**Required task**
Determine how many lines contain the string "matplotlib". Respond with that number and nothing more.

**Supplied data**

>> begin

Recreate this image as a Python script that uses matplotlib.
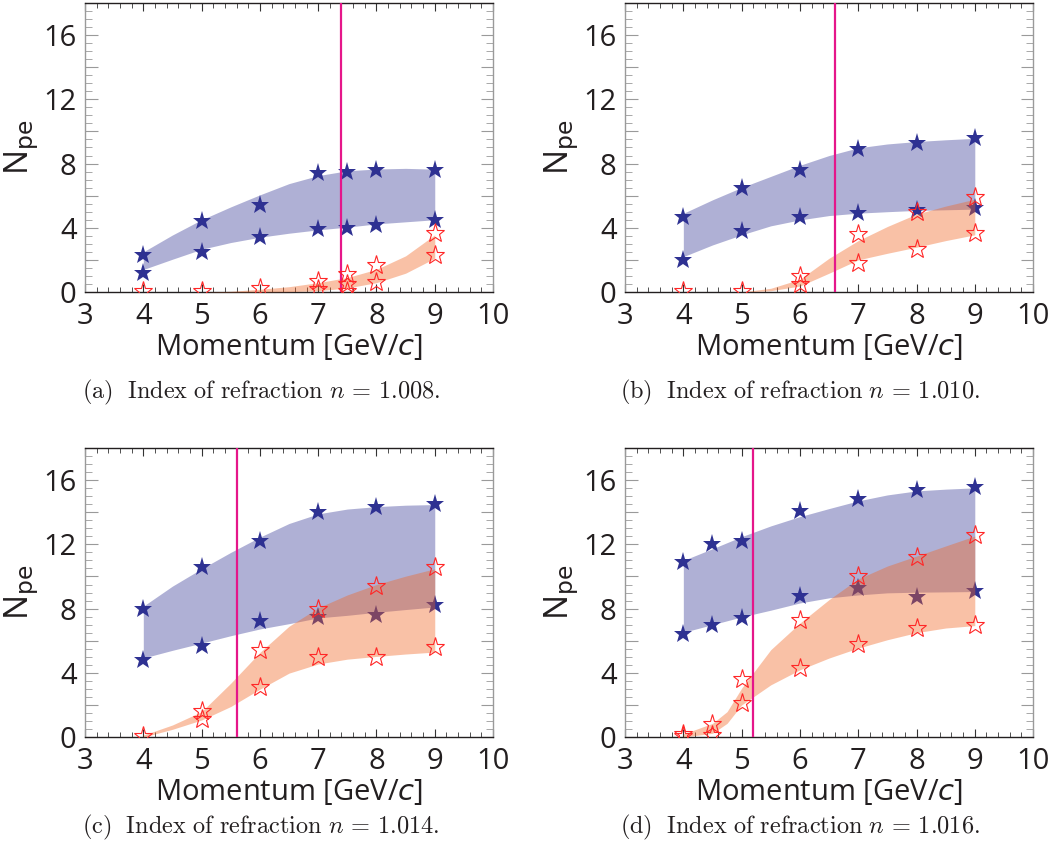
import numpy as np
import matplotlib
matplotlib.use("Agg")
import matplotlib.pyplot as plt
from matplotlib.ticker import MultipleLocator, FuncFormatter

plt.rcParams['font.family'] = ['Open Sans', 'DejaVu Sans']

# ---- data ----
captions = ["(a)", "(b)", "(c)", "(d)"]
n_values = ["1.008", "1.010", "1.014", "1.016"]
threshold = [7.4, 6.6, 5.6, 5.2]

# blue (filled) stars: x, y
blue_x_a = [4, 4, 5, 5, 6, 6, 7, 7, 7.5, 7.5, 8, 8, 9, 9]
blue_y_a = [2.3, 1.2, 4.4, 2.5, 5.4, 3.4, 7.4, 3.9, 7.5, 4.0, 7.6, 4.2, 7.6, 4.5]
blue_x_b = [4, 4, 5, 5, 6, 6, 7, 7, 8, 8, 9, 9]
blue_y_b = [4.7, 2.0, 6.5, 3.8, 7.6, 4.7, 8.9, 4.9, 9.3, 5.1, 9.6, 5.2]
blue_x_c = [4, 4, 5, 5, 6, 6, 7, 7, 8, 8, 9, 9]
blue_y_c = [8.0, 4.8, 10.6, 5.7, 12.2, 7.2, 14.0, 7.5, 14.3, 7.6, 14.5, 8.2]
blue_x_d = [4, 4, 4.5, 4.5, 5, 5, 6, 6, 7, 7, 8, 8, 9, 9]
blue_y_d = [10.9, 6.4, 12.0, 7.0, 12.2, 7.4, 14.1, 8.8, 14.8, 9.3, 15.4, 8.7, 15.6, 9.1]

# red (open) stars: x, y
red_x_a = [4, 5, 6, 7, 7, 7.5, 7.5, 7.5, 8, 8, 9, 9]
red_y_a = [0.05, 0.05, 0.25, 0.7, 0.2, 1.1, 0.5, 0.05, 1.7, 0.6, 3.7, 2.3]
red_x_b = [4, 5, 6, 6, 7, 7, 8, 8, 9, 9]
red_y_b = [0.05, 0.05, 1.0, 0.5, 3.6, 1.8, 5.0, 2.7, 5.9, 3.7]
red_x_c = [4, 5, 5, 6, 6, 7, 7, 8, 8, 9, 9]
red_y_c = [0.05, 1.6, 1.1, 5.4, 3.1, 8.0, 5.0, 9.4, 5.0, 10.6, 5.6]
red_x_d = [4, 4, 4.5, 4.5, 5, 5, 6, 6, 7, 7, 8, 8, 9, 9]
red_y_d = [0.2, 0.05, 0.8, 0.1, 3.6, 2.1, 7.3, 4.3, 10.0, 5.8, 11.2, 6.8, 12.6, 7.0]

# band edges (read at x = 4.0 ... 9.0, step 0.5)
band_x = [4, 4.5, 5, 5.5, 6, 6.5, 7, 7.5, 8, 8.5, 9]
blue_hi_a = [2.5, 3.55, 4.5, 5.3, 6.05, 6.75, 7.25, 7.55, 7.66, 7.7, 7.65]
blue_lo_a = [1.4, 2.04, 2.66, 3.08, 3.41, 3.66, 3.87, 4.04, 4.24, 4.37, 4.5]
blue_hi_b = [4.9, 5.74, 6.51, 7.2, 7.89, 8.5, 8.98, 9.22, 9.37, 9.48, 9.57]
blue_lo_b = [2.2, 2.93, 3.56, 4.12, 4.49, 4.76, 4.91, 5.0, 5.08, 5.12, 5.16]
blue_hi_c = [8.15, 9.4, 10.48, 11.5, 12.45, 13.3, 13.9, 14.2, 14.35, 14.44, 14.48]
blue_lo_c = [4.92, 5.4, 5.85, 6.31, 6.73, 7.06, 7.42, 7.58, 7.77, 7.94, 8.1]
blue_hi_d = [11.0, 11.73, 12.48, 13.15, 13.73, 14.23, 14.71, 15.08, 15.33, 15.44, 15.52]
blue_lo_d = [6.52, 7.0, 7.48, 7.9, 8.35, 8.67, 8.85, 8.98, 9.02, 9.04, 9.06]

red_x_ab = [5, 5.5, 6, 6.5, 7, 7.5, 8, 8.5, 9]
red_hi_a = [0.0, 0.04, 0.17, 0.33, 0.58, 0.9, 1.41, 2.25, 3.56]
red_lo_a = [0.0, 0.0, 0.0, 0.02, 0.08, 0.25, 0.58, 1.17, 2.1]
red_hi_b = [0.0, 0.23, 0.79, 2.1, 3.2, 4.08, 4.85, 5.35, 5.78]
red_lo_b = [0.0, 0.08, 0.37, 1.17, 2.0, 2.41, 2.79, 3.2, 3.56]
red_band_x_c = [4, 4.5, 5, 5.5, 6, 6.5, 7, 7.5, 8, 8.5, 9]
red_hi_c = [0.12, 0.75, 1.58, 3.35, 5.27, 6.9, 8.05, 8.85, 9.5, 10.02, 10.48]
red_lo_c = [0.0, 0.48, 1.06, 1.9, 2.98, 3.98, 4.55, 4.85, 5.02, 5.17, 5.29]
red_band_x_d = [4, 4.5, 4.75, 5, 5.5, 6, 6.5, 7, 7.5, 8, 8.5, 9]
red_hi_d = [0.19, 0.85, 1.58, 3.04, 5.44, 7.1, 8.56, 9.85, 10.65, 11.27, 11.9, 12.52]
red_lo_d = [0.0, 0.23, 0.85, 2.0, 3.25, 4.19, 4.92, 5.54, 6.06, 6.5, 6.79, 6.94]

panels = [
    (blue_x_a, blue_y_a, red_x_a, red_y_a, band_x, blue_hi_a, blue_lo_a, red_x_ab, red_hi_a, red_lo_a),
    (blue_x_b, blue_y_b, red_x_b, red_y_b, band_x, blue_hi_b, blue_lo_b, red_x_ab, red_hi_b, red_lo_b),
    (blue_x_c, blue_y_c, red_x_c, red_y_c, band_x, blue_hi_c, blue_lo_c, red_band_x_c, red_hi_c, red_lo_c),
    (blue_x_d, blue_y_d, red_x_d, red_y_d, band_x, blue_hi_d, blue_lo_d, red_band_x_d, red_hi_d, red_lo_d),
]

# ---- styling ----
NAVY = '#2e3192'
BLUE_BAND = '#2e3192'
RED_BAND = '#f26522'
RED_STAR = '#ff2626'
MAGENTA = '#e5168a'
GREY = '#9a9a9a'
DARK = '#231f20'

fig = plt.figure(figsize=(10.56, 8.57), dpi=100)

# axes rectangles in figure fractions
lefts = [0.0805, 0.5919, 0.0805, 0.5919]
bottoms = [0.6593, 0.6593, 0.1400, 0.1400]
W, H = 0.3864, 0.3372
cap_x = [0.0777, 0.587, 0.0777, 0.587]
cap_y = [0.5426, 0.5426, 0.034, 0.034]

for i, (bx, by, rx, ry, bbx, bhi, blo, rbx, rhi, rlo) in enumerate(panels):
    ax = fig.add_axes([lefts[i], bottoms[i], W, H])

    ax.fill_between(bbx, blo, bhi, color=BLUE_BAND, alpha=0.38, linewidth=0, zorder=1)
    ax.plot(bx, by, linestyle='none', marker='*', ms=14, color=NAVY,
            markeredgewidth=0, zorder=2)
    ax.fill_between(rbx, rlo, rhi, color=RED_BAND, alpha=0.40, linewidth=0, zorder=3)
    ax.axvline(threshold[i], color=MAGENTA, linewidth=1.6, zorder=4)
    ax.plot(rx, ry, linestyle='none', marker='*', ms=14, markerfacecolor='none',
            markeredgecolor=RED_STAR, markeredgewidth=0.8, zorder=5)

    ax.set_xlim(3, 10)
    ax.set_ylim(0, 18)
    ax.xaxis.set_major_locator(MultipleLocator(1))
    ax.xaxis.set_minor_locator(MultipleLocator(0.2))
    ax.yaxis.set_major_locator(MultipleLocator(2))
    ax.yaxis.set_minor_locator(MultipleLocator(0.5))
    ax.yaxis.set_major_formatter(FuncFormatter(lambda v, p: f"{v:.0f}" if v % 4 == 0 else ""))

    ax.tick_params(axis='x', which='both', direction='in', top=True, bottom=True,
                   color='#333333', labelsize=21, pad=7)
    ax.tick_params(axis='x', which='major', length=6, width=0.8)
    ax.tick_params(axis='x', which='minor', length=3.5, width=0.6)
    ax.tick_params(axis='y', which='both', direction='in', left=True, right=True,
                   color=GREY, labelsize=21, pad=6)
    ax.tick_params(axis='y', which='major', length=9, width=0.8)
    ax.tick_params(axis='y', which='minor', length=5, width=0.6)
    ax.tick_params(labelcolor=DARK)

    for s in ['top', 'bottom']:
        ax.spines[s].set_color(DARK)
        ax.spines[s].set_linewidth(1.0)
    for s in ['left', 'right']:
        ax.spines[s].set_color(GREY)
        ax.spines[s].set_linewidth(1.0)

    ax.set_xlabel('Momentum [GeV/$c$]', fontsize=21, color=DARK, labelpad=1)
    ax.set_ylabel(r'N$_{\mathrm{pe}}$', fontsize=24, color=DARK, labelpad=2,
                  math_fontfamily='dejavusans')

    fig.text(cap_x[i], cap_y[i],
             r'$\mathrm{' + captions[i] + r'\ \ Index\ of\ refraction}\ n\,=\,' + n_values[i] + r'.$',
             fontsize=17.5, ha='left', va='center', math_fontfamily='cm', color=DARK)

fig.savefig('out.png', dpi=100)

>> end

**Response**
5